New multimaterial 3D printing can help create better robotic systems


Chinese and Singaporean researchers have proposed a new approach to building better soft robots. Their concept combined 3D printing and several heat-activated materials to create robotic actuators that could overcome the problems of soft materials.

Most robots feature rigid parts that can cause serious injuries to any nearby human who gets hit by a fast-moving mechanical limb. This physical danger was greatly reduced by the introduction of soft robots – machines with outer shells and mechanical actuators made from silicone rubbers and other soft materials.

The greatest strength of soft robots turned out to be their greatest weakness as well. Their lower levels of rigidity made them much poorer at physically strenuous jobs that required supporting heavy loads for any period of time.

To resolve this, researchers have been working on materials that can increase and decrease stiffness. A soft robot made from these stiffness-tunable materials could have better load capacity while also retaining its safety around humans and their work environment. (Related: HP goes “full Orwellian” with its 3D printers, says it will prohibit users from printing objects the government doesn’t want you to print.)

Developing a heat-activated polymer for use in soft robotics

Shape memory polymers (SMP) are a very promising type of stiffness-tunable material. They can change their rigidity by a considerable amount upon getting heated, and will regain their original stiffness once they cool off. Furthermore, these materials are suitable for use in additive manufacturing systems, which also use heat to soften additives.

However, the polymers suffered from problems of their own. Soft actuators made from SMP reacted slower than expected and displayed minor deformation. They were also not suited to automated manufacturing methods.

A research team from Singapore University of Technology and Design (SUTD) and Shanghai Jiao Tong University (SJTU) proposed using finite element method simulations to develop a hybrid multimaterial that could be used in 3D printing. They believe this new approach could lead to the creation of fast-response, stiffness-tunable (FRST) soft actuators, which can go from soft to rigid and back within just 32 seconds.

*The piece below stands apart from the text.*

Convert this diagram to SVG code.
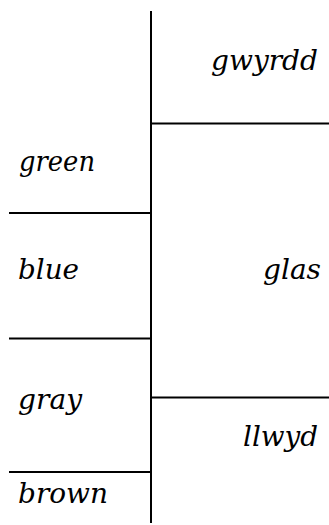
<svg xmlns="http://www.w3.org/2000/svg" width="329" height="525" viewBox="0 0 329 525">
<style>
.ln{stroke:#000;stroke-width:2;fill:none}
.t{font-family:"DejaVu Serif","Liberation Serif",serif;font-style:italic;font-size:28px;fill:#000}
</style>
<rect width="329" height="525" fill="#fff"/>
<g id="connectors">
<line class="ln" x1="151" y1="11" x2="151" y2="523"/>
<line class="ln" x1="151" y1="123.5" x2="329" y2="123.5"/>
<line class="ln" x1="151" y1="397.5" x2="329" y2="397.5"/>
<line class="ln" x1="9" y1="213" x2="151" y2="213"/>
<line class="ln" x1="9" y1="338.5" x2="151" y2="338.5"/>
<line class="ln" x1="9" y1="472" x2="151" y2="472"/>
</g>
<g id="gwyrdd"><text class="t" x="211" y="70" textLength="107" lengthAdjust="spacingAndGlyphs">gwyrdd</text></g>
<g id="green"><text class="t" x="19" y="171" textLength="76" lengthAdjust="spacingAndGlyphs">green</text></g>
<g id="blue"><text class="t" x="18" y="279" textLength="61" lengthAdjust="spacingAndGlyphs">blue</text></g>
<g id="glas"><text class="t" x="263" y="279" textLength="58" lengthAdjust="spacingAndGlyphs">glas</text></g>
<g id="gray"><text class="t" x="18" y="409" textLength="64" lengthAdjust="spacingAndGlyphs">gray</text></g>
<g id="llwyd"><text class="t" x="243" y="446" textLength="75" lengthAdjust="spacingAndGlyphs">llwyd</text></g>
<g id="brown"><text class="t" x="18" y="503" textLength="90" lengthAdjust="spacingAndGlyphs">brown</text></g>
</svg>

“We combine a commercial inkjet multimaterial 3D printing technology with the direct-ink writing approach to fabricate our fully printed FRST actuator,” remarked SUTD assistant professor Qi (Kevin) Ge. “The stiffness tunability is provided by an embedded SMP layer, and the fast response is enabled by embedded heating and cooling elements.”

A soft actuator that can go from soft to hard and back in half a minute

In the published paper, Ge described how adding a theoretical layer of SMP to the mechanical actuator boosted the stiffness by as much as 12,000 percent. At the same time, the FRST actuator would maintain its flexibility and versatility.

A conductive circuit is 3D printed onto the polymer layer. Made of silver nanoparticles, the malleable circuit used Joule-heating to activate the polymer’s ability to change stiffness.

The activated SMP used pressurized air to change the shape of the actuator. Afterward, coolant was driven through a fluidic channel in the layer. Once the polymer cooled down, it also stiffened, locking the actuator in place.

“The deformed actuator in its stiff state can perform load-carrying tasks, even after releasing the pressurised air,” said Ge. “More importantly, a heating-cooling cycle can be completed within about half a minute, which is the fastest rate reported, to our knowledge.”

In addition, the researchers tested the behavior of their FRST actuator via computer modeling even before they printed out its parts and assembled the device. The models helped refine the device and showed how the load capacity could be further increased. As such, an experimental robotic gripper with three such actuators could grab and hold various objects up to 3.3 pounds.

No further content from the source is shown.